Repeat after me:
“I am strong. I am enough. I am worthy.”
Or perhaps you’d rather something more like this:
“Today, you are perfect. You are fearless.”
Or maybe fitness mantras are more your style:
“One more. Stay focused. Make like Forrest.”
It’s called psycho-cybernetics, training yourself to repeat certain affirmations regularly. Just as people who practice making free throws in their mind do just as well as those who physically make free throws till the day’s end, people can train themselves to believe something just by constant repetition.
Think back to your days in grade school. Memorization and repetition was a key to success. You may have rolled your eyes at the idea of flashcards right on into college, but there is something to it. Otherwise you wouldn’t still remember the words in PEMDAS, the names of the bones in your arm, or the words to that one song that you learned in first grade that lists the months of the year.
Human beings have understood the weight of repetition on the mind for years which is why psycho-cybernetics is so commonly (if not knowingly) practiced.

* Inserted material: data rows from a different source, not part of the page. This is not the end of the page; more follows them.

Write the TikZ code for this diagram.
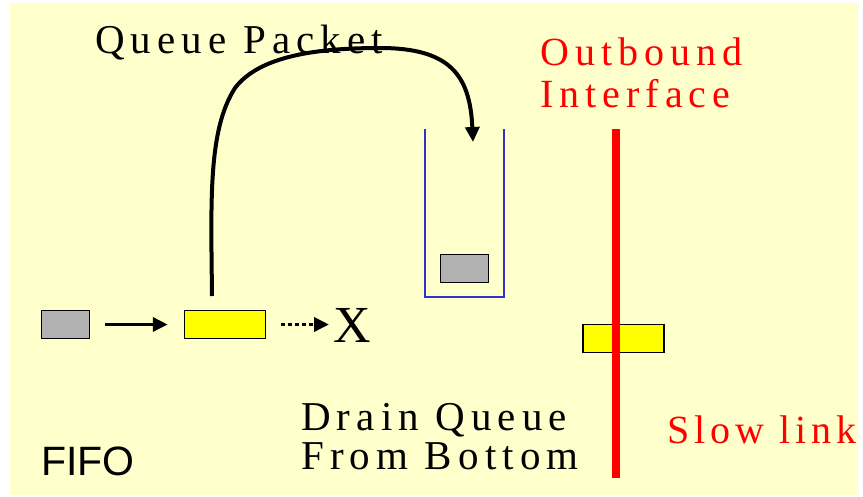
\documentclass[tikz,border=0pt]{standalone}
\usepackage{fontspec}
\usetikzlibrary{arrows.meta}
\setmainfont{Liberation Serif}
\newfontfamily\spacedserif[LetterSpace=15]{Liberation Serif}
\newfontfamily\tighterserif[LetterSpace=12.5]{Liberation Serif}
\newfontfamily\plainsans{Liberation Sans}
\definecolor{paper}{HTML}{FFFFCC}
\definecolor{pktgray}{HTML}{B2B2B2}
\definecolor{pktyellow}{HTML}{FFFF00}
\definecolor{queueblue}{HTML}{3333CC}
\definecolor{linkred}{HTML}{FF0000}
\tikzset{
  packet/.style={draw=black, line width=1.5pt, inner sep=0pt, minimum height=28pt},
  graypkt/.style={packet, fill=pktgray, minimum width=48pt},
  yellowpkt/.style={packet, fill=pktyellow, minimum width=81pt},
  label40/.style={inner sep=0pt, anchor=base west, font=\spacedserif\fontsize{41}{41}\selectfont},
  redlabel/.style={inner sep=0pt, anchor=base west, text=linkred, font=\spacedserif\fontsize{40}{40}\selectfont},
  flow/.style={line width=3.5pt, -{Triangle[length=15pt,width=14pt]}},
}
\begin{document}
\begin{tikzpicture}[x=1pt,y=-1pt]
  \useasboundingbox (0,0) rectangle (863,496);
  \fill[paper] (10,3) rectangle (858,495);

  % the queue (open at the top)
  \coordinate (qtl) at (425,129);
  \coordinate (qbl) at (425,296.5);
  \coordinate (qbr) at (504,296.5);
  \coordinate (qtr) at (504,129);
  \draw[queueblue, line width=2pt] (qtl) -- (qbl) -- (qbr) -- (qtr);

  % packets
  \node[graypkt] (inpkt) at (65.5,324.5) {};
  \node[yellowpkt] (newpkt) at (225,324.5) {};
  \node[graypkt] (queued) at (464.5,268.5) {};
  \node[yellowpkt] (sending) at (623.5,338.5) {};

  % outbound slow link
  \coordinate (linktop) at (616,129);
  \coordinate (linkbot) at (616,478);
  \draw[linkred, line width=8pt] (linktop) -- (linkbot);

  % drop marker
  \node[inner sep=0pt, anchor=base west, font=\fontsize{52}{52}\selectfont] (drop) at (333,342) {X};

  % arrows
  \draw[flow, shorten <=15pt, shorten >=16pt] (inpkt.east) -- (newpkt.west);
  \draw[flow, dash pattern=on 4pt off 3pt, shorten <=15pt, shorten >=4pt] (newpkt.east) -- (drop.west |- newpkt.east);
  \coordinate (enq) at (212,296);
  \coordinate (qin) at (473,142);
  \draw[flow, line width=4pt] (enq) .. controls (211,200) and (208,130) .. (235,88)
     .. controls (260,55) and (320,48) .. (380,48)
     .. controls (450,48) and (470,75) .. (qin);

  % labels
  \node[label40] (qpkt) at (95,53) {Queue Packet};
  \node[redlabel] (out1) at (540,65.5) {Outbound};
  \node[redlabel] (out2) at (540,107.5) {Interface};
  \node[label40] (drain1) at (301,430) {Drain Queue};
  \node[label40] (drain2) at (301,469) {From Bottom};
  \node[redlabel, font=\tighterserif\fontsize{40}{40}\selectfont] (slow) at (667,443) {Slow link};
  \node[inner sep=0pt, anchor=base west, font=\plainsans\fontsize{41}{41}\selectfont] (fifo) at (41,475) {FIFO};
\end{tikzpicture}
\end{document}
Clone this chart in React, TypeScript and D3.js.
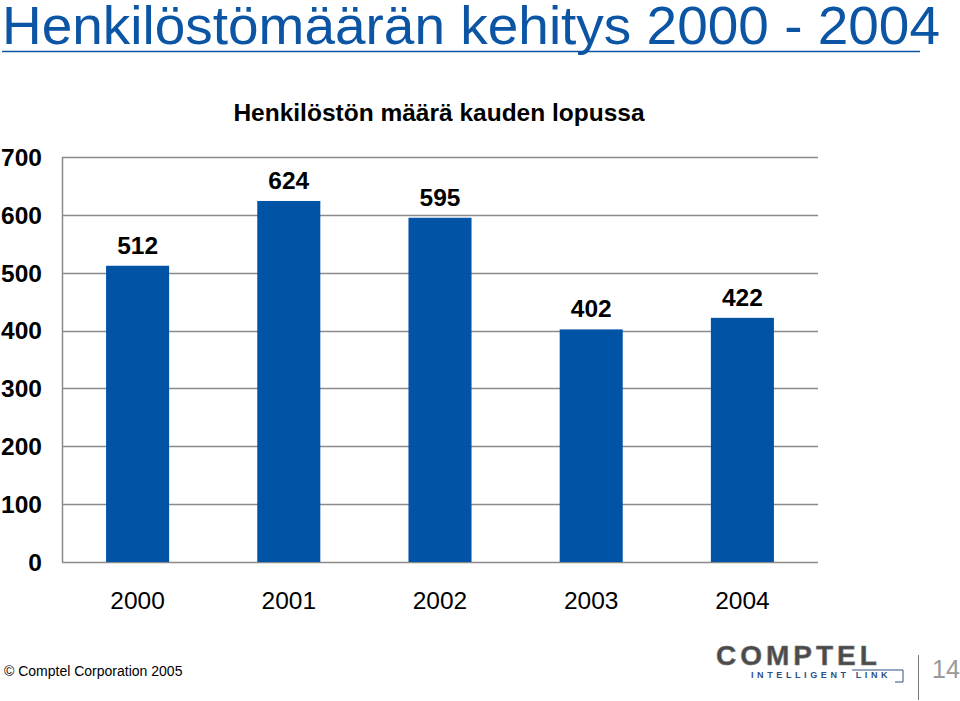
import React from "react";
import * as d3 from "d3";

const categories = ["2000", "2001", "2002", "2003", "2004"];
const values = [512, 624, 595, 402, 422];
const yTicks = [0, 100, 200, 300, 400, 500, 600, 700];
const title = "Henkilöstömäärän kehitys 2000 - 2004";
const chartTitle = "Henkilöstön määrä kauden lopussa";
const footer = "© Comptel Corporation 2005";
const pageNumber = "14";

const W = 960;
const H = 701;
const plot = { left: 62, right: 818, top: 157, bottom: 562 };
const BAR = "#0153A5";
const BLUE = "#0B55A4";

export default function App() {
  const x = d3
    .scaleBand<string>()
    .domain(categories)
    .range([plot.left, plot.right])
    .paddingInner(0.583)
    .paddingOuter(0.2915);
  const y = d3.scaleLinear().domain([0, 700]).range([plot.bottom, plot.top]);
  const font = "Arial, 'Liberation Sans', Helvetica, sans-serif";

  return (
    <svg
      width={W}
      height={H}
      viewBox={`0 0 ${W} ${H}`}
      style={{ position: "absolute", left: 0, top: 0, background: "#fff" }}
      fontFamily={font}
    >
      <rect x={0} y={0} width={W} height={H} fill="#fff" />
      {/* Title */}
      <text x={2} y={44} fontSize={54} fill={BLUE} textLength={938} lengthAdjust="spacingAndGlyphs">
        {title}
      </text>
      <line x1={2} x2={920} y1={51.5} y2={51.5} stroke={BLUE} strokeWidth={1.5} />

      {/* Chart title */}
      <text
        x={439}
        y={121}
        fontSize={24.5}
        fontWeight="bold"
        textAnchor="middle"
        fill="#000"
      >
        {chartTitle}
      </text>

      {/* Gridlines */}
      {yTicks.map((t) => (
        <line
          key={"g" + t}
          x1={plot.left}
          x2={plot.right}
          y1={Math.round(y(t)) + 0.5}
          y2={Math.round(y(t)) + 0.5}
          stroke="#8a8a8a"
          strokeWidth={1.5}
        />
      ))}
      <line
        x1={plot.left + 0.5}
        x2={plot.left + 0.5}
        y1={y(700)}
        y2={y(0)}
        stroke="#8a8a8a"
        strokeWidth={1.5}
      />

      {/* Y labels */}
      {yTicks.map((t) => (
        <text
          key={"y" + t}
          x={42}
          y={y(t)}
          dy="0.36em"
          fontSize={24.5}
          fontWeight="bold"
          textAnchor="end"
          fill="#000"
        >
          {t}
        </text>
      ))}

      {/* Bars */}
      {values.map((v, i) => (
        <rect
          key={"b" + i}
          x={x(categories[i])}
          y={y(v)}
          width={x.bandwidth()}
          height={y(0) - y(v)}
          fill={BAR}
        />
      ))}

      {/* Value labels */}
      {values.map((v, i) => (
        <text
          key={"v" + i}
          x={(x(categories[i]) as number) + x.bandwidth() / 2}
          y={y(v) - 12}
          fontSize={24.5}
          fontWeight="bold"
          textAnchor="middle"
          fill="#000"
        >
          {v}
        </text>
      ))}

      {/* X labels */}
      {categories.map((c) => (
        <text
          key={"x" + c}
          x={(x(c) as number) + x.bandwidth() / 2}
          y={609}
          fontSize={24.5}
          textAnchor="middle"
          fill="#000"
        >
          {c}
        </text>
      ))}

      {/* Footer */}
      <text x={4} y={676} fontSize={14} fill="#000">
        {footer}
      </text>

      {/* Logo */}
      <text
        x={716}
        y={665}
        fontSize={28}
        fontWeight="bold"
        fill="#4a4a4a"
        stroke="#777"
        strokeWidth={0.6}
        letterSpacing={4}
      >
        COMPTEL
      </text>
      <text
        x={751}
        y={678}
        fontSize={9}
        fontWeight="bold"
        fill="#2f4f86"
        letterSpacing={3.6}
      >
        INTELLIGENT LINK
      </text>
      <polyline
        points="852,670 903,670 903,682 895,682"
        fill="none"
        stroke="#2f4f86"
        strokeWidth={1}
      />
      <line x1={918.5} x2={918.5} y1={655} y2={700} stroke="#777" strokeWidth={1} />
      <text x={932} y={678} fontSize={25} fill="#999">
        {pageNumber}
      </text>
    </svg>
  );
}
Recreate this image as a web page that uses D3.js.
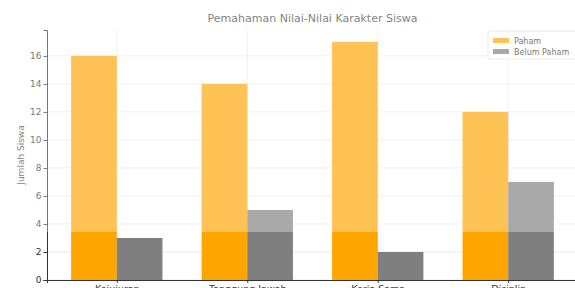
<!DOCTYPE html>
<head>
    <meta charset="utf-8">
    <script src="https://d3js.org/d3.v7.min.js"></script>
    <style>
        body { margin:0; background:#fff; }
        text { font-family: "DejaVu Sans", sans-serif; }
    </style>
</head>
<body>
<script>
    // data
    var categories = ["Kejujuran", "Tanggung Jawab", "Kerja Sama", "Disiplin"];
    var paham = [16, 14, 17, 12];
    var belumPaham = [3, 5, 2, 7];
    var seriesNames = ["Paham", "Belum Paham"];
    var yTicks = [0, 2, 4, 6, 8, 10, 12, 14, 16];
    var fadeLevel = 3.43; // the photo is washed out above this level

    var width = 575, height = 288;
    var margin = {top: 30, bottom: 280, left: 47, right: 578};

    var svg = d3.select("body").append("svg")
        .attr("width", width)
        .attr("height", height);

    var x = d3.scaleLinear().domain([-0.535, 3.535]).range([margin.left, margin.right]);
    var y = d3.scaleLinear().domain([0, 17.85]).range([margin.bottom, margin.top]);
    var barW = 0.35;

    // grid
    svg.append("g").selectAll("line.h").data(yTicks).enter().append("line")
        .attr("x1", margin.left).attr("x2", margin.right)
        .attr("y1", function(d) { return y(d); }).attr("y2", function(d) { return y(d); })
        .attr("stroke", "#e3e3e3").attr("stroke-width", 0.8);
    svg.append("g").selectAll("line.v").data(categories).enter().append("line")
        .attr("x1", function(d, i) { return x(i); }).attr("x2", function(d, i) { return x(i); })
        .attr("y1", margin.top).attr("y2", margin.bottom)
        .attr("stroke", "#e3e3e3").attr("stroke-width", 0.8);

    // bars
    svg.append("g").selectAll("rect").data(paham).enter().append("rect")
        .attr("x", function(d, i) { return x(i - barW); })
        .attr("width", x(barW) - x(0))
        .attr("y", function(d) { return y(d); })
        .attr("height", function(d) { return y(0) - y(d); })
        .attr("fill", "#ffa500");
    svg.append("g").selectAll("rect").data(belumPaham).enter().append("rect")
        .attr("x", function(d, i) { return x(i); })
        .attr("width", x(barW) - x(0))
        .attr("y", function(d) { return y(d); })
        .attr("height", function(d) { return y(0) - y(d); })
        .attr("fill", "#7f7f7f");

    // axes
    var yAxis = svg.append("g")
        .attr("transform", "translate(" + margin.left + ",0)")
        .call(d3.axisLeft(y).tickValues(yTicks).tickSize(3.5).tickPadding(2).tickFormat(d3.format("d")));
    var xAxis = svg.append("g")
        .attr("transform", "translate(0," + margin.bottom + ")")
        .call(d3.axisBottom(x).tickValues(d3.range(categories.length)).tickSize(3).tickPadding(2)
            .tickFormat(function(d) { return categories[d]; }));
    [yAxis, xAxis].forEach(function(a) {
        a.select(".domain").attr("stroke", "#333").attr("stroke-width", 1);
        a.selectAll(".tick line").attr("stroke", "#333");
        a.selectAll(".tick text").attr("fill", "#333").style("font-family", "DejaVu Sans");
    });
    yAxis.selectAll(".tick text").style("font-size", "9px");
    xAxis.selectAll(".tick text").style("font-size", "9.5px");

    // labels
    svg.append("text")
        .attr("x", (margin.left + margin.right) / 2).attr("y", 22)
        .attr("text-anchor", "middle")
        .attr("fill", "#444").style("font-size", "11px")
        .text("Pemahaman Nilai-Nilai Karakter Siswa");
    svg.append("text")
        .attr("transform", "translate(24," + (margin.top + margin.bottom) / 2 + ") rotate(-90)")
        .attr("text-anchor", "middle")
        .attr("fill", "#444").style("font-size", "9px")
        .text("Jumlah Siswa");

    // legend
    var legend = svg.append("g").attr("transform", "translate(488,31)");
    legend.append("rect").attr("width", 92).attr("height", 28).attr("rx", 2)
        .attr("fill", "#fff").attr("stroke", "#e0e0e0");
    var colors = ["#ffa500", "#7f7f7f"];
    seriesNames.forEach(function(name, i) {
        legend.append("rect").attr("x", 5).attr("y", 7 + i * 11).attr("width", 16).attr("height", 5)
            .attr("fill", colors[i]);
        legend.append("text").attr("x", 26).attr("y", 12.5 + i * 11)
            .attr("fill", "#333").style("font-size", "8px").text(name);
    });

    // washed-out upper part of the photo
    svg.append("rect")
        .attr("x", 0).attr("y", 0).attr("width", width).attr("height", y(fadeLevel))
        .attr("fill", "#fff").attr("opacity", 0.33);
</script>
</body>
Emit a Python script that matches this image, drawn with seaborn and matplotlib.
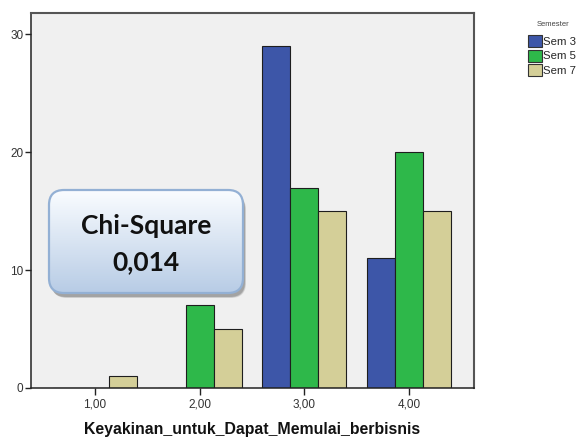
import matplotlib
matplotlib.use("Agg")
import matplotlib.pyplot as plt
import numpy as np
import pandas as pd
import seaborn as sns
from matplotlib.patches import FancyBboxPatch, Patch

# data
categories = ["1,00", "2,00", "3,00", "4,00"]
semesters = ["Sem 3", "Sem 5", "Sem 7"]
sem3 = [0, 0, 29, 11]
sem5 = [0, 7, 17, 20]
sem7 = [1, 5, 15, 15]
colors = ["#3d56a8", "#2eb84a", "#d4cf98"]

df = pd.DataFrame({
    "kategori": categories * 3,
    "Semester": np.repeat(semesters, len(categories)),
    "count": sem3 + sem5 + sem7,
})

sns.set_style("white")
plt.rcParams["font.family"] = ["Liberation Sans", "DejaVu Sans"]
W, H = 578, 437
fig = plt.figure(figsize=(W / 100, H / 100), dpi=100)
fig.patch.set_facecolor("white")

# main axes placed in pixel terms
ax = fig.add_axes([31 / W, 1 - 388 / H, (474 - 31) / W, (388 - 13) / H])
sns.barplot(data=df, x="kategori", y="count", hue="Semester", order=categories,
            hue_order=semesters, palette=colors, saturation=1, width=0.8,
            edgecolor="#1e1e1e", linewidth=0.8, errorbar=None, legend=False, ax=ax)
ax.set_facecolor("#f0f0f0")
ax.set_xlim(-0.61, 3.62)
ax.set_ylim(0, 31.8)
ax.set_yticks([0, 10, 20, 30])
ax.set_yticklabels(["0", "10", "20", "30"])
ax.tick_params(axis="both", direction="out", length=4, width=1, color="#222",
               labelsize=8.5, labelcolor="#333", pad=1.5)
ax.tick_params(axis="y", left=True)
ax.tick_params(axis="x", bottom=True, length=5, pad=2.5)
for s in ["left", "bottom"]:
    ax.spines[s].set_color("#222")
    ax.spines[s].set_linewidth(1.1)
for s in ["top", "right"]:
    ax.spines[s].set_color("#555")
    ax.spines[s].set_linewidth(1.5)
ax.set_ylabel("")
ax.set_xlabel("Keyakinan_untuk_Dapat_Memulai_berbisnis", fontsize=11.4,
              fontweight="bold", labelpad=8, color="#111")

# legend (title drawn separately for the wider SPSS gap)
fig.text(553 / W, 1 - 24 / H, "Semester", fontsize=5.5, color="#444",
         ha="center", va="center")
handles = [Patch(facecolor=c, edgecolor="#333", linewidth=0.8) for c in colors]
leg = fig.legend(handles, semesters, loc="upper left",
                 bbox_to_anchor=(528 / W, 1 - 35 / H), frameon=False,
                 fontsize=8.2, handlelength=1.2, handleheight=1.25,
                 handletextpad=0.15, labelspacing=0.22,
                 borderpad=0, borderaxespad=0)

# Chi-Square callout box
ax2 = fig.add_axes([40 / W, 1 - 310 / H, 220 / W, 130 / H])
ax2.set_xlim(40, 260)
ax2.set_ylim(310, 180)
ax2.axis("off")
x0, y0, bw, bh = 49, 190, 194, 103
for i, a in enumerate([0.15, 0.2, 0.3]):
    sh = FancyBboxPatch((x0 + 3 - i * 0.5, y0 + 5 - i * 0.5), bw, bh,
                        boxstyle="round,pad=0,rounding_size=15",
                        facecolor="#606060", edgecolor="none", alpha=a)
    ax2.add_patch(sh)
box = FancyBboxPatch((x0, y0), bw, bh, boxstyle="round,pad=0,rounding_size=15",
                     facecolor="none", edgecolor="#93b0d4", linewidth=1.6, zorder=3)
ax2.add_patch(box)
top = np.array([0.98, 0.99, 1.0])
bot = np.array([0.72, 0.80, 0.90])
t = np.linspace(0, 1, 100)[:, None]
grad = (top * (1 - t) + bot * t)[:, None, :]
im = ax2.imshow(grad, extent=[x0, x0 + bw, y0 + bh, y0], aspect="auto",
                origin="upper", zorder=2)
im.set_clip_path(box)
ax2.set_xlim(40, 260)
ax2.set_ylim(310, 180)
ax2.text(x0 + bw / 2, 226, "Chi-Square", ha="center", va="center", fontsize=19,
         fontweight="bold", family="Lato", color="#111", zorder=4)
ax2.text(x0 + bw / 2, 262, "0,014", ha="center", va="center", fontsize=19,
         fontweight="bold", family="Lato", color="#111", zorder=4)

fig.savefig("out.png", dpi=100)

The idea is that you don’t even need to believe whatever it is that you’re telling yourself, but through the sheer art of repetition, one is conditioned to conform their behaviors to their affirmation. Therefore, a person can learn to love themselves by repeating the phrase “I love myself unconditionally” regularly.
This goes to show that we, as a civilization, acknowledge the power of repetition.
Which only brings me to wonder… Why, then, do people even bother with watching the news?
Now, I do think that we should be informed citizens, but I don’t think that in today’s world the news is the only way.
The issue behind television programming is that humans love drama. So, we instinctively want to see said drama on TV. If everything was going well, we wouldn’t want to watch the news. No one wants to see clean rivers, happy school children, or a functioning government on television because it isn’t entertaining.
As a result, we get murders and dysfunction and crime. Over, and over, and over again. Through this repetition alone, we are training our minds in destructive thought patterns—because that’s what we see and therefore think—but it’s sort of the exact opposite of what our silly, hokey mantras are trying to change.
My argument is not that we should all just turn off the flow of current events into our homes—it’s important to be at least a little informed. I just urge us to consider the way we receive our information and the way that it is affecting our inner minds, the ones we work so hard to convert to positivity.
“I will read. I will listen. I will watch.”
It must have been a simpler time when television didn’t exist.
Do you think that the radio was less dramatic? Or maybe the telegram?